Now again about India: the first time I came to the country in 2012, to Mumbai, in 2013 I came to Delhi. And in Delhi I live now. In 2016-2017 I spent a lot of time here, because I have been already dating my future husband. In 2018, at the end of February I moved here, and in May we got married. And, of course, having an Indian husband means being asked a lot of stereotypical questions as well, mostly about him forcing Indian culture on me – since the stereotypes say so. However, we didn’t have a typical Indian wedding, I didn’t change religion and they way I dress up after marriage. Why? I will tell you later!
India is the country that never stops to make me wondering about the way people mix traditions and modern life here. It makes my ethnographer’s mind to analyze and imagine, how would my country look like if our traditions wouldn’t just exist in books and museums now but be a part of daily routine until today, or what will be happening in India after a few decades?…

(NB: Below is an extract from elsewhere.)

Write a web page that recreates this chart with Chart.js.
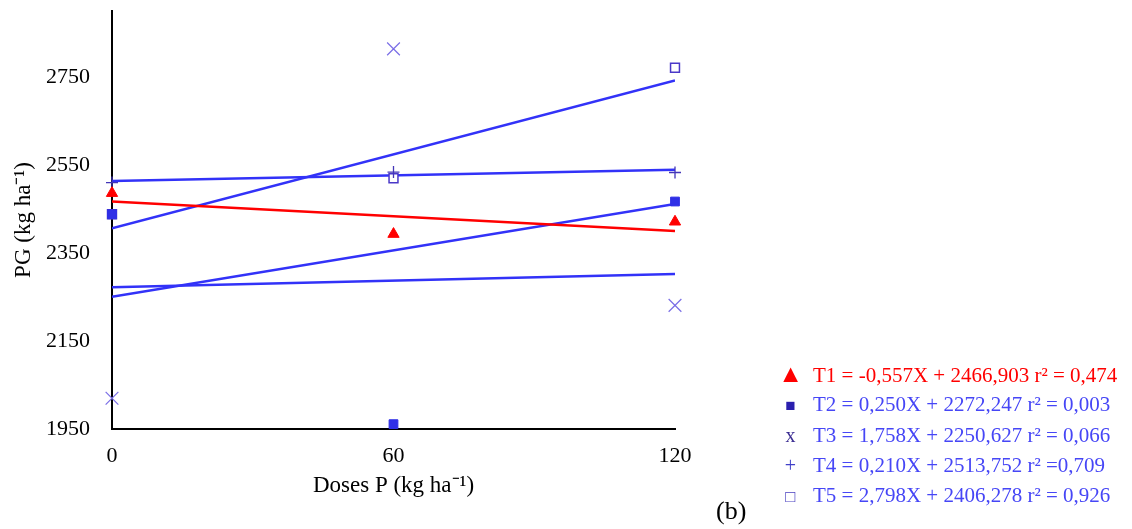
<!DOCTYPE html>
<html>
<head>
<meta charset="utf-8">
<script src="https://cdn.jsdelivr.net/npm/chart.js@4/dist/chart.umd.min.js"></script>
<style>
  html, body { margin: 0; padding: 0; background: #fff; }
  #wrap { position: relative; width: 1132px; height: 529px; }
  #legend {
    position: absolute; left: 768px; top: 359px;
    font-family: 'Liberation Serif', 'Times New Roman', serif; font-size: 21px;
  }
  #legend .row { height: 30.3px; line-height: 30.3px; white-space: nowrap; }
  #legend .mk { display: inline-block; width: 45px; text-align: center; }
  #tag {
    position: absolute; left: 716px; top: 496px;
    font-family: 'Liberation Serif', 'Times New Roman', serif; font-size: 26px; color: #000;
  }
</style>
</head>
<body>
<div id="wrap">
  <canvas id="chart" width="1132" height="529"></canvas>
  <div id="legend"></div>
  <div id="tag">(b)</div>
</div>
<script>
// Doses of P (kg/ha) and grain yield PG (kg/ha) per treatment
const doses = [0, 60, 120];
const t1 = [2486, 2393, 2421];
const t2 = [2438, 1961, 2467];
const t3 = [2020, 2814, 2231];
const t4 = [2510, 2534, 2533];
const t5 = [2438, 2520, 2771];

// fitted regressions: slope, intercept, r²
const names = ['T1', 'T2', 'T3', 'T4', 'T5'];
const slopes = ['-0,557', '0,250', '1,758', '0,210', '2,798'];
const intercepts = ['2466,903', '2272,247', '2250,627', '2513,752', '2406,278'];
const r2 = ['= 0,474', '= 0,003', '= 0,066', '=0,709', '= 0,926'];

const xTicks = [0, 60, 120];
const yTicks = [1950, 2150, 2350, 2550, 2750];

const serif = "'Liberation Serif', 'Times New Roman', serif";
const lineBlue = '#3232f8';

const num = s => parseFloat(s.replace(',', '.'));
const pts = ys => doses.map((x, i) => ({ x: x, y: ys[i] }));
const fitLine = i => [doses[0], doses[doses.length - 1]].map(x => ({ x: x, y: num(slopes[i]) * x + num(intercepts[i]) }));

const series = [
  { ys: t1, style: 'triangle', r: 6.5, fill: '#ff0000', stroke: '#ff0000', bw: 1, line: '#ff0000' },
  { ys: t2, style: 'rect', r: 6.2, fill: '#2f2fe6', stroke: '#2f2fe6', bw: 1, line: lineBlue },
  { ys: t3, style: 'crossRot', r: 9, fill: 'transparent', stroke: '#7a6ee6', bw: 1.2, line: lineBlue },
  { ys: t4, style: 'cross', r: 6, fill: 'transparent', stroke: '#4336b8', bw: 1.3, line: lineBlue },
  { ys: t5, style: 'rect', r: 6.3, fill: '#ffffff', stroke: '#4a38c8', bw: 1.5, line: lineBlue }
];

const datasets = [];
series.forEach((s, i) => {
  datasets.push({
    label: names[i], data: pts(s.ys), showLine: false, clip: false,
    pointStyle: s.style, pointRadius: s.r, pointBackgroundColor: s.fill,
    pointBorderColor: s.stroke, pointBorderWidth: s.bw, order: 1
  });
});
series.forEach((s, i) => {
  datasets.push({
    label: names[i] + ' fit', data: fitLine(i), showLine: true,
    borderColor: s.line, borderWidth: 2.5, pointRadius: 0, order: 2
  });
});

const tickFont = { family: serif, size: 22 };
const titleFont = { family: serif, size: 23 };

new Chart(document.getElementById('chart'), {
  type: 'scatter',
  data: { datasets: datasets },
  options: {
    responsive: false,
    animation: false,
    layout: { padding: { left: 0, right: 457, top: 11, bottom: 0 } },
    plugins: { legend: { display: false }, tooltip: { enabled: false } },
    scales: {
      x: {
        type: 'linear', min: 0, max: 120,
        afterBuildTicks: s => { s.ticks = xTicks.map(v => ({ value: v })); },
        afterFit: s => { s.height = 100; s.paddingLeft = 0; s.paddingRight = 0; },
        grid: { display: false, drawTicks: false },
        border: { color: '#000', width: 2 },
        ticks: { color: '#000', font: tickFont, padding: 14, callback: v => String(v) },
        title: {
          display: true, text: 'Doses P (kg ha⁻¹)', color: '#000',
          font: titleFont, padding: { top: 0, bottom: 29 }
        }
      },
      y: {
        type: 'linear', min: 1950, max: 2900,
        afterBuildTicks: s => { s.ticks = yTicks.map(v => ({ value: v })); },
        afterFit: s => { s.width = 112; s.paddingTop = 0; s.paddingBottom = 0; },
        grid: { display: false, drawTicks: false },
        border: { color: '#000', width: 2 },
        ticks: { color: '#000', font: tickFont, padding: 22, callback: v => String(v) },
        title: {
          display: true, text: 'PG (kg ha⁻¹)', color: '#000',
          font: titleFont, padding: { top: 10, bottom: 0 }
        }
      }
    }
  }
});

// equation legend on the lower right
const marks = [
  { ch: '▲', color: '#ff0000', size: '25px' },
  { ch: '■', color: '#2a1fae', size: '17px' },
  { ch: 'x', color: '#3b2d92', size: '20px' },
  { ch: '+', color: '#4040c8', size: '20px' },
  { ch: '□', color: '#4a40c0', size: '17px' }
];
const legend = document.getElementById('legend');
names.forEach((n, i) => {
  const row = document.createElement('div');
  row.className = 'row';
  const mk = document.createElement('span');
  mk.className = 'mk';
  mk.textContent = marks[i].ch;
  mk.style.color = marks[i].color;
  mk.style.fontSize = marks[i].size;
  const txt = document.createElement('span');
  txt.textContent = n + ' = ' + slopes[i] + 'X + ' + intercepts[i] + ' r² ' + r2[i];
  txt.style.color = i === 0 ? '#ff0000' : '#4646f6';
  row.appendChild(mk);
  row.appendChild(txt);
  legend.appendChild(row);
});
</script>
</body>
</html>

As an ethnographer, I believe in the need to remember our roots. But in the same time I consider myself a person without mentality. I have been traveling to different Asian countries, and, in fact, each of them had some impact on me, each of them made to look at my life BEFORE visiting it from a different angle.
It seems to me that in the modern world blind following of the habits of the past only contributes to establishment of boundaries in people’s minds, the separation and possible aggression between them and sometimes racism and even wars. Since now the borders between the countries are more open than ever, I believe people should be more open-minded to each other as well!